For 2-D boron, it's all about that base
Theorists show flat boron form would depend on metal substrates
Scientists have theoretically determined that the properties of atom-thick sheets of boron depend on where those atoms land.
Zhuzha Zhang/Rice University
Calculation of the atom-by-atom energies involved in creating a sheet of boron revealed that the metal substrate - the surface upon which two-dimensional materials are grown in a chemical vapor deposition (CVD) furnace - would make all the difference.
Theoretical physicist Boris Yakobson and his Rice colleagues found in previous work that CVD is probably the best way to make highly conductive 2-D boron and that gold or silver might be the best substrates.
But their new calculations show it may be possible to guide the formation of 2-D boron by tailoring boron-metal interactions.
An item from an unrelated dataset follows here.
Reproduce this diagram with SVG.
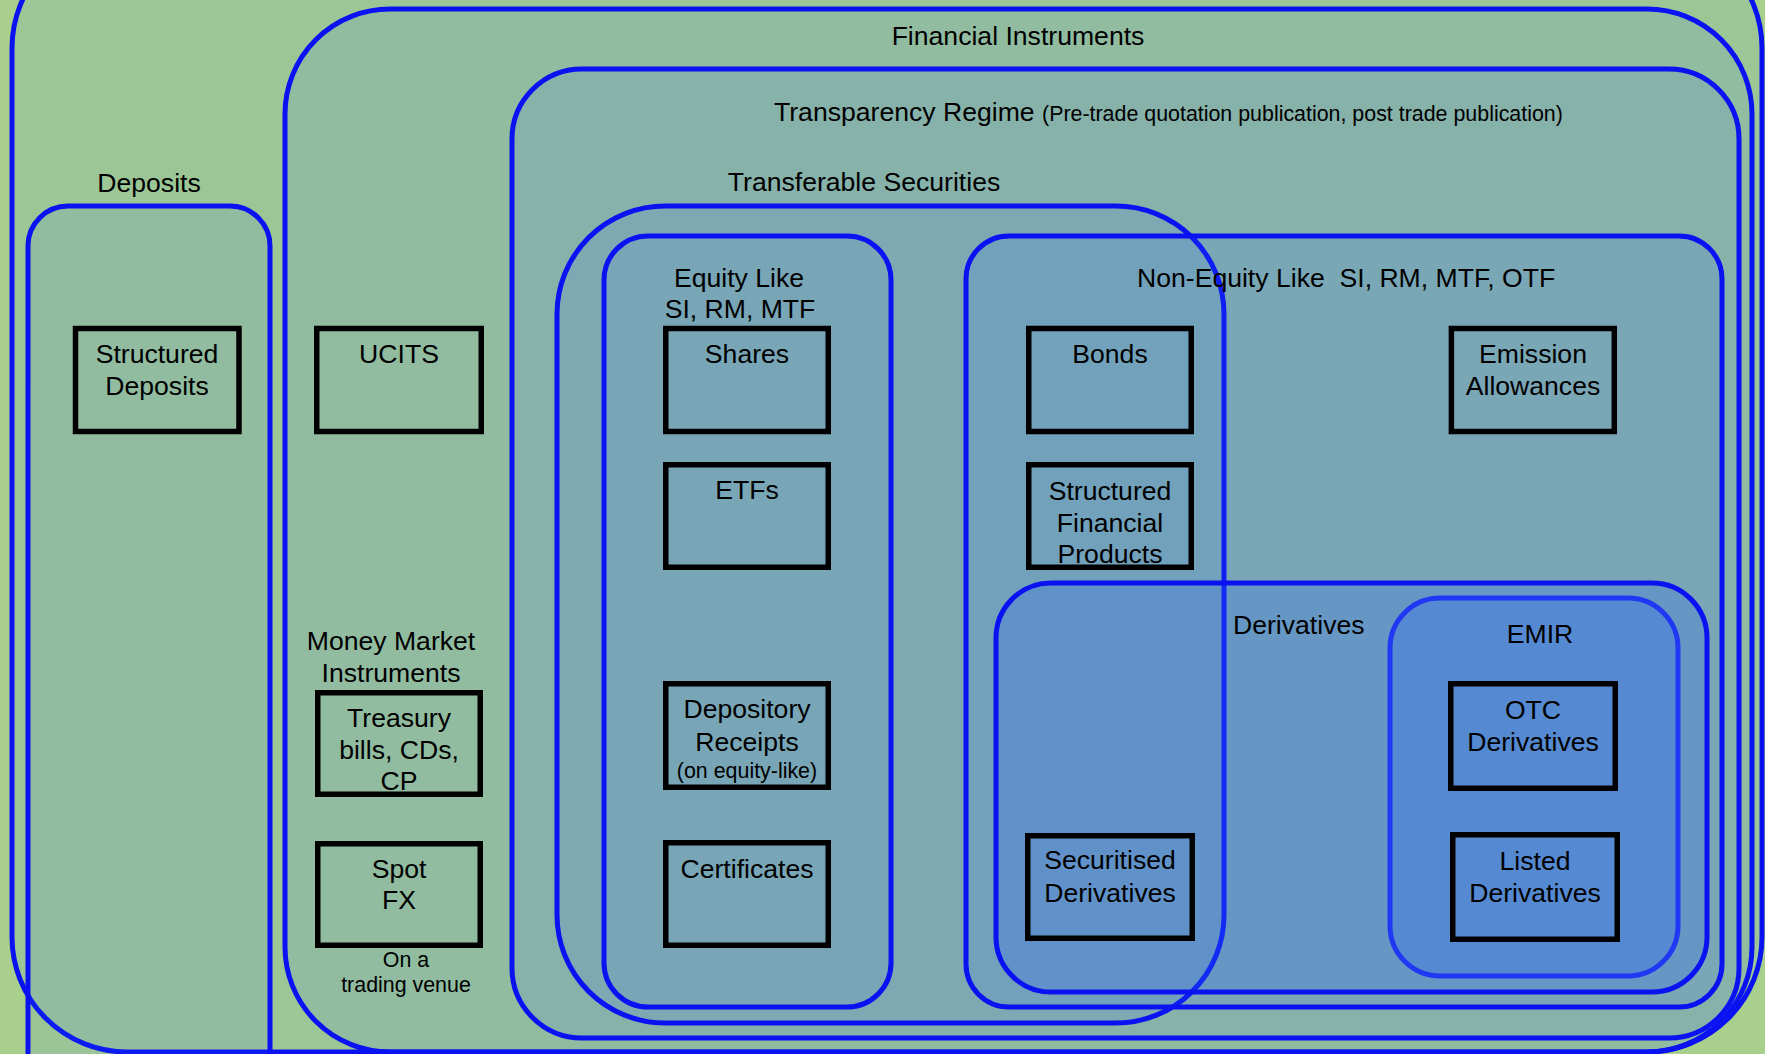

They discovered that copper, a common substrate in graphene growth, might be best to obtain flat boron, while other metals would guide the resulting material in their unique ways.
"If you make 2-D boron on copper, you get something different than if you made it on gold or silver or nickel," said Zhuhua Zhang, a Rice postdoctoral researcher and lead author of the paper. "In fact, you'd get a different material with each of those substrates."
In graphene and boron nitride, atoms settle into flat hexagonal arrays regardless of the substrate. But boron, the researchers found, is the first known 2-D material that would vary its structure based on interactions with the substrate.
Perfectly flat boron would be a grid of triangles with occasional hexagons where atoms are missing. The researchers ran calculations on more than 300 boron-metal combinations. They found the pattern of atoms in a copper surface match up nicely with 2-D boron and the strength of their interactions would help keep the boron flat. A nickel substrate would work nearly as well, they found.
On gold and silver, they determined weak atomic interactions would allow the boron to buckle. In an extension, they theorized that naturally forming, 12-atom icosahedrons of boron would assemble into interconnected sheets on copper and nickel, if the boron supply were high enough.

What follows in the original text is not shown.